Note: changed from a previous score of 8.5

             The burger itself is easily better than the average, though I can’t rightly place it in the top list as a standalone. However, they have an amazing series of burgers with interesting and delicious toppings, which are sure to elevate it to a pretty decent level. I haven’t had a milkshake (No longer true, see my thoughts on it Here), but come on… it’s a milkshake, when have they ever been bad? Or neutral even?

             Now, the duck fat fries… they’ve had some issues with them in the past, but those have been resolved and now yielding to a more consistent deliciousness. They lack complete crispyness (still have a bit with the skins, which is sorta nice), but it’s a good kind of soft, and the fat comes through in a properly subtle way (only a bit, but you don’t actually have to search for it). The aioli they serve with it is absolutely perfect combo, really strong, fresh garlic flavor to stand up and highlight that duck fat cooking.

Holdability: 6.5

             Getting things individually holds less issues, but you don’t order a burger without the fries… fries without the burger maybe. The problem with this, sometimes fry and burger come in separate baskets, as opposed to basket + fry baggy (what I got). Burger itself is the traditional slightly-messy pile, not the most compact eatable item.

Price: 8

              Prices are controlled around the concept that burgers and fries are ordered separately. As such, all burgers are only around $6, with $4 for the simple cheeseburger ($3 for hamburger), while fries cost a few dollars as-is. This makes great cost control for those only going for one or the other, and an affordable-on-the-higher-end when doing the “combo.”

Speed: 8

             As a burger place, can take a bit to cook properly.
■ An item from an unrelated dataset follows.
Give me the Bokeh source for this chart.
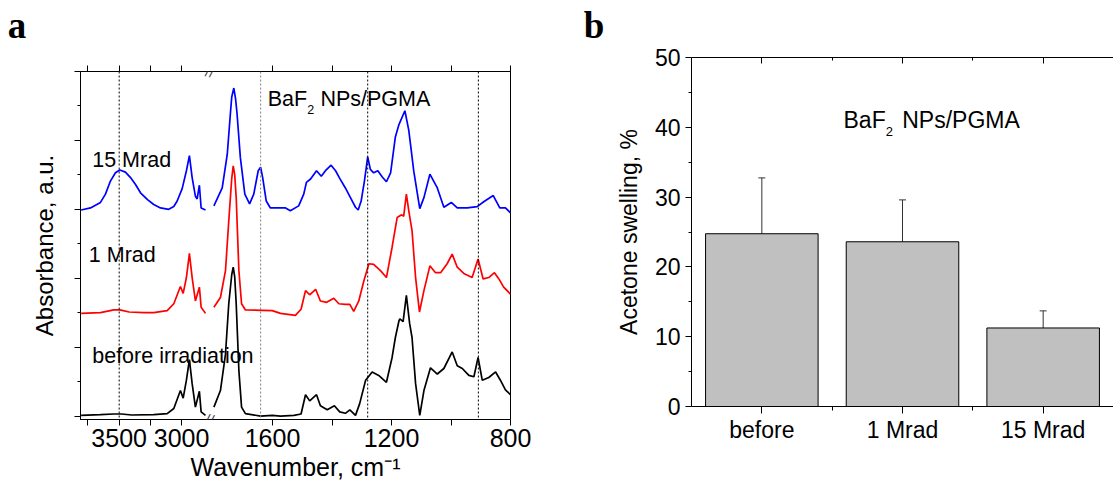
import numpy as np
from bokeh.plotting import figure
from bokeh.models import (Range1d, LinearAxis, FixedTicker, Span, Label, Whisker,
                          ColumnDataSource, TeeHead)
from bokeh.layouts import row, column
from bokeh.embed import file_html
from bokeh.resources import INLINE

# ---------------- panel a : FTIR spectra (wavenumber, absorbance a.u.) ----------------
wn_hi_15 = [3805, 3730, 3650, 3610, 3570, 3530, 3495, 3450, 3409, 3369, 3329, 3273, 3223, 3169,
            3103, 3062, 3035, 2995, 2961, 2937, 2915, 2889, 2875, 2857, 2843, 2808]
ab_hi_15 = [2.99, 3.02, 3.10, 3.22, 3.41, 3.53, 3.57, 3.54, 3.46, 3.36, 3.24, 3.14, 3.07, 3.02,
            3.00, 3.04, 3.12, 3.30, 3.56, 3.78, 3.46, 3.19, 3.15, 3.35, 3.02, 2.99]
wn_lo_15 = [1797, 1769, 1752, 1741, 1737, 1730, 1724, 1719, 1708, 1693, 1677, 1663, 1648, 1640,
            1633, 1621, 1607, 1556, 1540, 1512, 1495, 1486, 1472, 1452, 1436, 1422, 1403, 1388,
            1374, 1355, 1338, 1321, 1312, 1302, 1291, 1280, 1271, 1260, 1246, 1231, 1217, 1203,
            1187, 1175, 1155, 1142, 1125, 1105, 1091, 1071, 1046, 1024, 999, 979, 945, 912, 890,
            858, 836, 817, 800]
ab_lo_15 = [3.05, 3.31, 3.80, 4.42, 4.63, 4.76, 4.60, 4.38, 3.75, 3.22, 3.08, 3.22, 3.56, 3.61,
            3.46, 3.12, 3.02, 3.02, 2.98, 3.05, 3.22, 3.39, 3.44, 3.56, 3.48, 3.56, 3.64, 3.56,
            3.45, 3.31, 3.17, 3.03, 2.99, 3.12, 3.41, 3.76, 3.58, 3.53, 3.56, 3.47, 3.40, 3.53,
            4.05, 4.23, 4.43, 4.15, 3.55, 3.01, 3.17, 3.51, 3.31, 3.03, 3.10, 3.02, 3.02, 3.04, 3.11,
            3.20, 3.02, 3.02, 2.95]

wn_hi_1 = [3805, 3650, 3543, 3495, 3420, 3300, 3223, 3115, 3062, 3009, 2987, 2961, 2937, 2915,
           2889, 2857, 2843, 2808]
ab_hi_1 = [1.49, 1.50, 1.54, 1.54, 1.51, 1.50, 1.50, 1.53, 1.63, 1.88, 1.78, 2.01, 2.36, 2.01,
           1.67, 1.87, 1.58, 1.49]
wn_lo_1 = [1797, 1775, 1758, 1747, 1737, 1732, 1727, 1722, 1713, 1704, 1691, 1601, 1573, 1523,
           1504, 1489, 1475, 1455, 1439, 1418, 1394, 1377, 1355, 1340, 1327, 1310, 1293, 1276,
           1260, 1237, 1217, 1198, 1181, 1166, 1159, 1150, 1142, 1131, 1119, 1106, 1091, 1071,
           1052, 1035, 1013, 996, 979, 957, 929, 909, 892, 873, 854, 839, 823, 800]
ab_lo_1 = [1.58, 1.72, 2.11, 2.83, 3.45, 3.63, 3.50, 3.17, 2.11, 1.63, 1.54, 1.53, 1.49, 1.46,
           1.55, 1.82, 1.76, 1.84, 1.67, 1.65, 1.71, 1.63, 1.62, 1.62, 1.52, 1.67, 1.96, 2.21,
           2.20, 2.11, 2.01, 2.45, 2.88, 2.92, 2.90, 3.22, 2.98, 2.69, 2.01, 1.51, 1.82, 2.18,
           2.08, 2.08, 2.21, 2.35, 2.16, 2.07, 2.01, 2.28, 1.99, 2.01, 2.08, 1.99, 1.87, 1.77]

wn_hi_0 = [3805, 3650, 3543, 3480, 3400, 3223, 3115, 3062, 3009, 2987, 2961, 2937, 2915, 2889,
           2857, 2843, 2808]
ab_hi_0 = [0.01, 0.02, 0.03, 0.03, 0.015, 0.02, 0.035, 0.11, 0.37, 0.26, 0.52, 0.82, 0.47, 0.13,
           0.36, 0.06, 0.01]
wn_lo_0 = [1797, 1775, 1758, 1747, 1737, 1732, 1727, 1722, 1713, 1704, 1691, 1640, 1601, 1573,
           1528, 1504, 1489, 1475, 1452, 1439, 1416, 1392, 1374, 1355, 1340, 1321, 1307, 1287,
           1265, 1243, 1217, 1198, 1187, 1175, 1172, 1161, 1150, 1139, 1131, 1119, 1105, 1091,
           1069, 1046, 1024, 996, 979, 962, 940, 923, 909, 895, 873, 850, 834, 817, 800]
ab_lo_0 = [0.13, 0.37, 0.90, 1.63, 2.05, 2.16, 2.02, 1.63, 0.66, 0.13, 0.035, 0.0, 0.01, 0.0,
           0.01, 0.03, 0.31, 0.22, 0.31, 0.15, 0.09, 0.15, 0.06, 0.04, 0.09, 0.01, 0.18, 0.52,
           0.64, 0.59, 0.49, 0.85, 1.14, 1.38, 1.41, 1.37, 1.75, 1.34, 1.14, 0.47, 0.01, 0.37,
           0.70, 0.61, 0.69, 0.93, 0.73, 0.69, 0.59, 0.57, 0.85, 0.52, 0.56, 0.64, 0.52, 0.38, 0.31]

marker_lines = [3500, 1640, 1280, 908]
marker_colors = ["black", "#808080", "black", "black"]
x_major = [3500, 3000, 1600, 1200, 800]
x_minor = [3750, 3250, 1400, 1000]
y_major = [0, 1, 2, 3, 4, 5]
y_minor = [0.5, 1.5, 2.5, 3.5, 4.5]

# ---------------- panel b : acetone swelling ----------------
cats = ["before", "1 Mrad", "15 Mrad"]
swelling = [24.75, 23.6, 11.25]
swelling_err = [8.0, 6.0, 2.45]
b_major = [0, 10, 20, 30, 40, 50]
b_minor = [5, 15, 25, 35, 45]

# broken x axis: high-wavenumber segment and fingerprint segment
HI_START, HI_END, HI_W = 3810.0, 2800.0, 126.0
GAP_W = 6.5
LO_START, LO_END, LO_W = 1800.0, 800.0, 297.5


def xpos(w):
    w = np.asarray(w, dtype=float)
    return np.where(w >= 2000,
                    (HI_START - w) / (HI_START - HI_END) * HI_W,
                    HI_W + GAP_W + (LO_START - w) / (LO_START - LO_END) * LO_W)


FONT = "Liberation Sans"
HEAD_H = 45          # strip above the panels holding the panel letters
TOTAL_W, TOTAL_H = 1113, 487
MID_SANS = 0.3465    # (ascent - descent)/2 in em: baseline -> middle of text box
MID_SERIF = 0.3375


def style_ticks(ax, mj_out, mj_in, mn_out, mn_in):
    ax.major_tick_out = mj_out
    ax.major_tick_in = mj_in
    ax.minor_tick_out = mn_out
    ax.minor_tick_in = mn_in
    ax.axis_line_color = "black"
    ax.major_tick_line_color = "black"
    ax.minor_tick_line_color = "black"
    ax.major_label_text_color = "black"
    ax.axis_label_text_color = "black"


def blank_labels(ax, ticks):
    ax.major_label_overrides = {t: "" for t in ticks}
    ax.major_label_standoff = 0
    ax.major_label_text_font_size = "1px"


def text_label(x, y, text, size, dx=0.0, dy=0.0, font=FONT, mid=MID_SANS, **kw):
    """Label whose (x, y) + (dx, dy) px is the alphabetic baseline start."""
    return Label(x=x, y=y, x_offset=dx, y_offset=dy + mid * size, text=text,
                 text_font=font, text_font_size=f"{size}px", text_color="black",
                 text_baseline="middle", text_align="left", **kw)


# ---------------- header strip with panel letters ----------------
p0 = figure(width=TOTAL_W, height=HEAD_H, x_range=Range1d(0, TOTAL_W), y_range=Range1d(0, HEAD_H),
            output_backend="svg", toolbar_location=None, min_border=0,
            x_axis_location=None, y_axis_location=None)
p0.grid.visible = False
p0.outline_line_color = None
p0.add_layout(text_label(7.3, HEAD_H - 37.5, "a", 37, font="Liberation Serif", mid=MID_SERIF,
                         text_font_style="bold"))
p0.add_layout(text_label(583.3, HEAD_H - 37.0, "b", 37, font="Liberation Serif", mid=MID_SERIF,
                         text_font_style="bold"))

# ---------------- panel a ----------------
p1 = figure(width=560, height=TOTAL_H - HEAD_H, x_range=Range1d(0, HI_W + GAP_W + LO_W),
            y_range=Range1d(-0.05, 5.0), output_backend="svg", toolbar_location=None,
            min_border_left=80, min_border_right=50, min_border_top=71 - HEAD_H,
            min_border_bottom=68, x_axis_location=None, y_axis_location=None)
p1.grid.visible = False
p1.outline_line_color = "black"
p1.outline_line_width = 1

xt_major = [float(v) for v in xpos(x_major)]
xt = FixedTicker(ticks=xt_major, minor_ticks=[float(v) for v in xpos(x_minor)])
xb = LinearAxis(ticker=xt)
xb.major_label_overrides = {float(xpos(t)): str(t) for t in x_major}
xb.major_label_text_font = FONT
xb.major_label_text_font_size = "25px"
xb.major_label_standoff = 3
xb.axis_label = "Wavenumber, cm\u207b\u00b9"
xb.axis_label_text_font = FONT
xb.axis_label_text_font_size = "25px"
xb.axis_label_text_font_style = "normal"
xb.axis_label_standoff = 3
style_ticks(xb, 6, 0, 6, 0)
p1.add_layout(xb, "below")

xa = LinearAxis(ticker=xt)
blank_labels(xa, xt_major)
style_ticks(xa, 6, 0, 6, 0)
p1.add_layout(xa, "above")

yl = LinearAxis(ticker=FixedTicker(ticks=y_major, minor_ticks=y_minor))
blank_labels(yl, y_major)
style_ticks(yl, 6, 0, 3, 0)
yl.axis_label = "Absorbance, a.u."
yl.axis_label_text_font = FONT
yl.axis_label_text_font_size = "24px"
yl.axis_label_text_font_style = "normal"
yl.axis_label_standoff = 17
p1.add_layout(yl, "left")

for w, c in zip(marker_lines, marker_colors):
    p1.add_layout(Span(location=float(xpos(w)), dimension="height", line_color=c,
                       line_width=1, line_dash="2 2"))

for wh, ah, wl, al, col in [(wn_hi_15, ab_hi_15, wn_lo_15, ab_lo_15, "#0000ff"),
                            (wn_hi_1, ab_hi_1, wn_lo_1, ab_lo_1, "#ff0000"),
                            (wn_hi_0, ab_hi_0, wn_lo_0, ab_lo_0, "black")]:
    p1.line(xpos(wh), ah, line_color=col, line_width=1.7)
    p1.line(xpos(wl), al, line_color=col, line_width=1.7)

p1.add_layout(text_label(float(xpos(3716)), 3.61, "15 Mrad", 21.5))
p1.add_layout(text_label(float(xpos(3743)), 2.23, "1 Mrad", 21.5))
p1.add_layout(text_label(float(xpos(3716)), 0.76, "before irradiation", 21.5))
bx = float(xpos(1616))
p1.add_layout(text_label(bx, 4.50, "BaF", 21.5))
p1.add_layout(text_label(bx, 4.50, "2", 12.5, dx=39.4, dy=-8))
p1.add_layout(text_label(bx, 4.50, "NPs/PGMA", 21.5, dx=52.7))

# break marks on the broken axis
for yy in (5.0, -0.05):
    p1.add_layout(Label(x=HI_W + GAP_W / 2, y=yy, text="//", text_font=FONT,
                        text_font_size="15px", text_align="center", text_baseline="middle",
                        angle=-0.2))

# ---------------- panel b ----------------
xs = list(range(1, len(cats) + 1))
p2 = figure(width=553, height=TOTAL_H - HEAD_H, x_range=Range1d(0.5, len(cats) + 0.5),
            y_range=Range1d(0, 50), output_backend="svg", toolbar_location=None,
            min_border_left=131, min_border_right=0, min_border_top=57 - HEAD_H,
            min_border_bottom=81, x_axis_location=None, y_axis_location=None)
p2.grid.visible = False
p2.outline_line_color = None

src = ColumnDataSource(dict(x=xs, top=swelling,
                            upper=[s + e for s, e in zip(swelling, swelling_err)]))
p2.vbar(x="x", top="top", width=0.8, source=src, fill_color="#c0c0c0",
        line_color="black", line_width=1)
p2.add_layout(Whisker(source=src, base="x", lower="top", upper="upper", dimension="height",
                      line_color="#333333", line_width=1, lower_head=None,
                      upper_head=TeeHead(size=7, line_color="#333333", line_width=1)))

bt = FixedTicker(ticks=xs, minor_ticks=[x + 0.5 for x in xs[:-1]])
b_bot = LinearAxis(ticker=bt)
b_bot.major_label_overrides = {x: c for x, c in zip(xs, cats)}
b_bot.major_label_text_font = FONT
b_bot.major_label_text_font_size = "23px"
b_bot.major_label_standoff = 3
style_ticks(b_bot, 7, 0, 4, 0)
p2.add_layout(b_bot, "below")

b_top = LinearAxis(ticker=bt)
blank_labels(b_top, xs)
style_ticks(b_top, 0, 6, 0, 3)
p2.add_layout(b_top, "above")

b_left = LinearAxis(ticker=FixedTicker(ticks=b_major, minor_ticks=b_minor))
b_left.major_label_text_font = FONT
b_left.major_label_text_font_size = "23px"
b_left.major_label_standoff = 5
style_ticks(b_left, 6, 0, 3, 0)
b_left.axis_label = "Acetone swelling, %"
b_left.axis_label_text_font = FONT
b_left.axis_label_text_font_size = "23px"
b_left.axis_label_text_font_style = "normal"
b_left.axis_label_standoff = 10
p2.add_layout(b_left, "left")

bx2 = 1.5806
p2.add_layout(text_label(bx2, 39.9, "BaF", 23))
p2.add_layout(text_label(bx2, 39.9, "2", 13, dx=42.2, dy=-7.7))
p2.add_layout(text_label(bx2, 39.9, "NPs/PGMA", 23, dx=58.7))

layout = column(p0, row(column(p1), column(p2)))
open("out.html", "w").write(file_html(layout, INLINE))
From the sound of it, potatoes are single-fried as opposed to double (first fry done much earlier at low temp for tenderness, second fry done to order at higher for crisp), which usually takes a little longer to cook through, though I could be wrong here.

The TOE: 10

            Once again, we find a truck that goes nostalgic, this time with pure burger diner, while kicking multiple qualities up to a delicious notch. Not to mention duck fat fries is always a sign of putting in the extra effort to make something fantastic. It’s also a prime example of those small, simple items with just that “something” added to them that magically lifts the entire truck in our minds (I’ve alluded to this idea before, see R.A. Mac Sammy’s)

            Hmmm, I’ve mentioned this twice already, but still don’t know how to describe it simpler. I think I’m going to make up a word for it. Since both times have been in this particular section, think from now on I’ll call them… “Toe Rings.”

                        Tally: 41/50

Final Thoughts

            Unless you’re able and planning to come back one or two more times, go for one of the special burgers. Any of them are good, dependent on taste. HOWEVER, the Mustard Tiger uses Duck Fat Fries as a topping, so you can try both without having to order a whole basket separately.


           If you’re going to be coming back, then I would start simply with the deluxe; two slices of cheese, lettuce, tomato, onion. Burgers like this are always a great way to get a full view on a kitchen; how thick is the burger, how juicy, what ratios of bun-topping-cheese-meat do they use? All this and more can be learned by such burgers (for some reason I imagined old Obi-wan Kenobi’s voice when I read this in my head).

          The duck fat fries are a must get for yourself. Whether you are or aren’t hungry for a burger, when you go by Neato’s for the first time order some fries to snack on. Don’t always get the chance for duck fat fries, so take them while you can and determine your level of love.

         Do I even have to do a shpeal about milkshakes?